── Material

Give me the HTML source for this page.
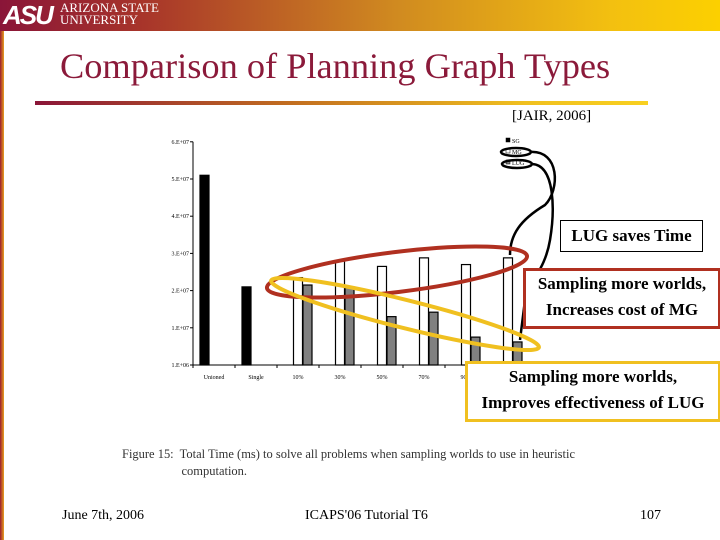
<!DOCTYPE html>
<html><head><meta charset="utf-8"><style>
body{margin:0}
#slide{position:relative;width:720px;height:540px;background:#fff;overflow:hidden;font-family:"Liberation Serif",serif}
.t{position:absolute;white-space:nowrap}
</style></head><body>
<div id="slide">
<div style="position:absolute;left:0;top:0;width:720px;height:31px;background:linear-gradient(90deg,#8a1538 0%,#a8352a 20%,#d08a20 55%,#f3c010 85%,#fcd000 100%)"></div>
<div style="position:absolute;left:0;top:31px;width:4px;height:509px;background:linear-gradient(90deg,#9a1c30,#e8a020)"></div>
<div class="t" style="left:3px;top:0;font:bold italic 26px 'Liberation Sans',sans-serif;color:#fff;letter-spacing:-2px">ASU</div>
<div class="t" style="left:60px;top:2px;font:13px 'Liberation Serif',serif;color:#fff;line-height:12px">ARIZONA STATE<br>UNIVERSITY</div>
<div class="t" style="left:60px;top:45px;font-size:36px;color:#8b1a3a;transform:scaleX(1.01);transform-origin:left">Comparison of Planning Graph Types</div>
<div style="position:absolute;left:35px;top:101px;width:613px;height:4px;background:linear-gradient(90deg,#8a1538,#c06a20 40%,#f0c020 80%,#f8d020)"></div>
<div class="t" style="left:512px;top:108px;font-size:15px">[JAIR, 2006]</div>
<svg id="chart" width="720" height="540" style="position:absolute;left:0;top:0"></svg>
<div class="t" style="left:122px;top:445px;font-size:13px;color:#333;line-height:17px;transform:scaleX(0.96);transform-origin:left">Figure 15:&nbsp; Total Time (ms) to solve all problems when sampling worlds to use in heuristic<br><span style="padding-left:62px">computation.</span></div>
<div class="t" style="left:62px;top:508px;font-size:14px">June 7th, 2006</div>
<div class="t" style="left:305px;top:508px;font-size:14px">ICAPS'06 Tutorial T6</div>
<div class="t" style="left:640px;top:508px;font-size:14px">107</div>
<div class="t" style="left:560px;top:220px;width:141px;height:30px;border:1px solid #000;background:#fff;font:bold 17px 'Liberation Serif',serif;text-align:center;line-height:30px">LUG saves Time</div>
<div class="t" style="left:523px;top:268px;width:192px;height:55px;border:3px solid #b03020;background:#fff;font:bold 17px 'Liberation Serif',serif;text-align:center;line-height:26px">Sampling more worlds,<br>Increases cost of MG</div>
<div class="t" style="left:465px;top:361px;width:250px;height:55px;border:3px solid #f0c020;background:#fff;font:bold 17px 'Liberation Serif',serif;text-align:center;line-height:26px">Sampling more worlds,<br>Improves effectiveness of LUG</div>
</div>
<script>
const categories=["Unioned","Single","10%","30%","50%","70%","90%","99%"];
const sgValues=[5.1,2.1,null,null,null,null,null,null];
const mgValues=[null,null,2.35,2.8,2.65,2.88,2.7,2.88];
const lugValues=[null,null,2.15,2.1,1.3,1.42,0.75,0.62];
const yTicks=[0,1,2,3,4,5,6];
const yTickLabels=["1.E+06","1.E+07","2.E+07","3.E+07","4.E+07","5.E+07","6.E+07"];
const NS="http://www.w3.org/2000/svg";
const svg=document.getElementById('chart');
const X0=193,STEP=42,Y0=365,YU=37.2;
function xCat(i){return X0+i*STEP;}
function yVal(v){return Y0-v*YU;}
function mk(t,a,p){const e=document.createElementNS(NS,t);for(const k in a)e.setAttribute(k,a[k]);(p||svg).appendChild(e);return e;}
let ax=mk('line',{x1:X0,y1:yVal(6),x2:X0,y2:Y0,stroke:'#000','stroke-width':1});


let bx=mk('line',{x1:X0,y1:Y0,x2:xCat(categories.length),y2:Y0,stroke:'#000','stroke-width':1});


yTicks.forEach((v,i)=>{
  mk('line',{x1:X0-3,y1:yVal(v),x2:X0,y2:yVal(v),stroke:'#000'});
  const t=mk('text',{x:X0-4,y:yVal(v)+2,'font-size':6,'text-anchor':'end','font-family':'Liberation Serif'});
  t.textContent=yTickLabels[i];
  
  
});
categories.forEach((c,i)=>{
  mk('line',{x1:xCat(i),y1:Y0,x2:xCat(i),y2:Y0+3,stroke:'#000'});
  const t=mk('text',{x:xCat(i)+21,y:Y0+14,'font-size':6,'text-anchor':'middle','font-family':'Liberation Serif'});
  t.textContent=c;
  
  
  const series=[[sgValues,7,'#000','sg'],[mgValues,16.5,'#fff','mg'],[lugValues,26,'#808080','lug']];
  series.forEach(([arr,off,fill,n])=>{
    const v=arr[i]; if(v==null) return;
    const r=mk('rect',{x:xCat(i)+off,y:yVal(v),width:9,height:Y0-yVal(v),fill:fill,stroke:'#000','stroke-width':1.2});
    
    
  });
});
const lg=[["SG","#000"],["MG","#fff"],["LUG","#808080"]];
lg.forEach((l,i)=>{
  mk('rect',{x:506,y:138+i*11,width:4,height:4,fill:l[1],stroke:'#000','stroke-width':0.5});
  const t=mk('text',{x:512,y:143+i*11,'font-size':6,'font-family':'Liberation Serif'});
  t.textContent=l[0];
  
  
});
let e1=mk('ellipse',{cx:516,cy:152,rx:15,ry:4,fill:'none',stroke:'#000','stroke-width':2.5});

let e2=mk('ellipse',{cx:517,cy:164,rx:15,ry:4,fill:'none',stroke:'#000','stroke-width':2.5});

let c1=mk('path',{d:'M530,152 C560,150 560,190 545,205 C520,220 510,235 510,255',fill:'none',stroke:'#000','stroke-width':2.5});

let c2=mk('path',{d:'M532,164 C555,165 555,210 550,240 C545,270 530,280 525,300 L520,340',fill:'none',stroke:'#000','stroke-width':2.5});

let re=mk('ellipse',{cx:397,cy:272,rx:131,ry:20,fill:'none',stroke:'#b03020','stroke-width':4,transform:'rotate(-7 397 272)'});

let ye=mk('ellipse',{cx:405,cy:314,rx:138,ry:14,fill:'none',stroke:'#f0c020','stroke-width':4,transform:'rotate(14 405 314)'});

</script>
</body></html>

────

• What the task asks
Give every line back word for word and leave the pictures out.

• Final result
Give me the HTML source for this page.
<!DOCTYPE html>
<html><head><meta charset="utf-8"><style>
body{margin:0}
#slide{position:relative;width:720px;height:540px;background:#fff;overflow:hidden;font-family:"Liberation Serif",serif}
.t{position:absolute;white-space:nowrap}
</style></head><body>
<div id="slide">
<div style="position:absolute;left:0;top:0;width:720px;height:31px;background:linear-gradient(90deg,#8a1538 0%,#a8352a 20%,#d08a20 55%,#f3c010 85%,#fcd000 100%)"></div>
<div style="position:absolute;left:0;top:31px;width:4px;height:509px;background:linear-gradient(90deg,#9a1c30,#e8a020)"></div>
<div class="t" style="left:3px;top:0;font:bold italic 26px 'Liberation Sans',sans-serif;color:#fff;letter-spacing:-2px">ASU</div>
<div class="t" style="left:60px;top:2px;font:13px 'Liberation Serif',serif;color:#fff;line-height:12px">ARIZONA STATE<br>UNIVERSITY</div>
<div class="t" style="left:60px;top:45px;font-size:36px;color:#8b1a3a;transform:scaleX(1.01);transform-origin:left">Comparison of Planning Graph Types</div>
<div style="position:absolute;left:35px;top:101px;width:613px;height:4px;background:linear-gradient(90deg,#8a1538,#c06a20 40%,#f0c020 80%,#f8d020)"></div>
<div class="t" style="left:512px;top:108px;font-size:15px">[JAIR, 2006]</div>
<svg id="chart" width="720" height="540" style="position:absolute;left:0;top:0"></svg>
<div class="t" style="left:122px;top:445px;font-size:13px;color:#333;line-height:17px;transform:scaleX(0.96);transform-origin:left">Figure 15:&nbsp; Total Time (ms) to solve all problems when sampling worlds to use in heuristic<br><span style="padding-left:62px">computation.</span></div>
<div class="t" style="left:62px;top:508px;font-size:14px">June 7th, 2006</div>
<div class="t" style="left:305px;top:508px;font-size:14px">ICAPS'06 Tutorial T6</div>
<div class="t" style="left:640px;top:508px;font-size:14px">107</div>
<div class="t" style="left:560px;top:220px;width:141px;height:30px;border:1px solid #000;background:#fff;font:bold 17px 'Liberation Serif',serif;text-align:center;line-height:30px">LUG saves Time</div>
<div class="t" style="left:523px;top:268px;width:192px;height:55px;border:3px solid #b03020;background:#fff;font:bold 17px 'Liberation Serif',serif;text-align:center;line-height:26px">Sampling more worlds,<br>Increases cost of MG</div>
<div class="t" style="left:465px;top:361px;width:250px;height:55px;border:3px solid #f0c020;background:#fff;font:bold 17px 'Liberation Serif',serif;text-align:center;line-height:26px">Sampling more worlds,<br>Improves effectiveness of LUG</div>
</div>
<script>
const categories=["Unioned","Single","10%","30%","50%","70%","90%","99%"];
const sgValues=[5.1,2.1,null,null,null,null,null,null];
const mgValues=[null,null,2.35,2.8,2.65,2.88,2.7,2.88];
const lugValues=[null,null,2.15,2.1,1.3,1.42,0.75,0.62];
const yTicks=[0,1,2,3,4,5,6];
const yTickLabels=["1.E+06","1.E+07","2.E+07","3.E+07","4.E+07","5.E+07","6.E+07"];
const NS="http://www.w3.org/2000/svg";
const svg=document.getElementById('chart');
const X0=193,STEP=42,Y0=365,YU=37.2;
function xCat(i){return X0+i*STEP;}
function yVal(v){return Y0-v*YU;}
function mk(t,a,p){const e=document.createElementNS(NS,t);for(const k in a)e.setAttribute(k,a[k]);(p||svg).appendChild(e);return e;}
let ax=mk('line',{x1:X0,y1:yVal(6),x2:X0,y2:Y0,stroke:'#000','stroke-width':1});


let bx=mk('line',{x1:X0,y1:Y0,x2:xCat(categories.length),y2:Y0,stroke:'#000','stroke-width':1});


yTicks.forEach((v,i)=>{
  mk('line',{x1:X0-3,y1:yVal(v),x2:X0,y2:yVal(v),stroke:'#000'});
  const t=mk('text',{x:X0-4,y:yVal(v)+2,'font-size':6,'text-anchor':'end','font-family':'Liberation Serif'});
  t.textContent=yTickLabels[i];
  
  
});
categories.forEach((c,i)=>{
  mk('line',{x1:xCat(i),y1:Y0,x2:xCat(i),y2:Y0+3,stroke:'#000'});
  const t=mk('text',{x:xCat(i)+21,y:Y0+14,'font-size':6,'text-anchor':'middle','font-family':'Liberation Serif'});
  t.textContent=c;
  
  
  const series=[[sgValues,7,'#000','sg'],[mgValues,16.5,'#fff','mg'],[lugValues,26,'#808080','lug']];
  series.forEach(([arr,off,fill,n])=>{
    const v=arr[i]; if(v==null) return;
    const r=mk('rect',{x:xCat(i)+off,y:yVal(v),width:9,height:Y0-yVal(v),fill:fill,stroke:'#000','stroke-width':1.2});
    
    
  });
});
const lg=[["SG","#000"],["MG","#fff"],["LUG","#808080"]];
lg.forEach((l,i)=>{
  mk('rect',{x:506,y:138+i*11,width:4,height:4,fill:l[1],stroke:'#000','stroke-width':0.5});
  const t=mk('text',{x:512,y:143+i*11,'font-size':6,'font-family':'Liberation Serif'});
  t.textContent=l[0];
  
  
});
let e1=mk('ellipse',{cx:516,cy:152,rx:15,ry:4,fill:'none',stroke:'#000','stroke-width':2.5});

let e2=mk('ellipse',{cx:517,cy:164,rx:15,ry:4,fill:'none',stroke:'#000','stroke-width':2.5});

let c1=mk('path',{d:'M530,152 C560,150 560,190 545,205 C520,220 510,235 510,255',fill:'none',stroke:'#000','stroke-width':2.5});

let c2=mk('path',{d:'M532,164 C555,165 555,210 550,240 C545,270 530,280 525,300 L520,340',fill:'none',stroke:'#000','stroke-width':2.5});

let re=mk('ellipse',{cx:397,cy:272,rx:131,ry:20,fill:'none',stroke:'#b03020','stroke-width':4,transform:'rotate(-7 397 272)'});

let ye=mk('ellipse',{cx:405,cy:314,rx:138,ry:14,fill:'none',stroke:'#f0c020','stroke-width':4,transform:'rotate(14 405 314)'});

</script>
</body></html>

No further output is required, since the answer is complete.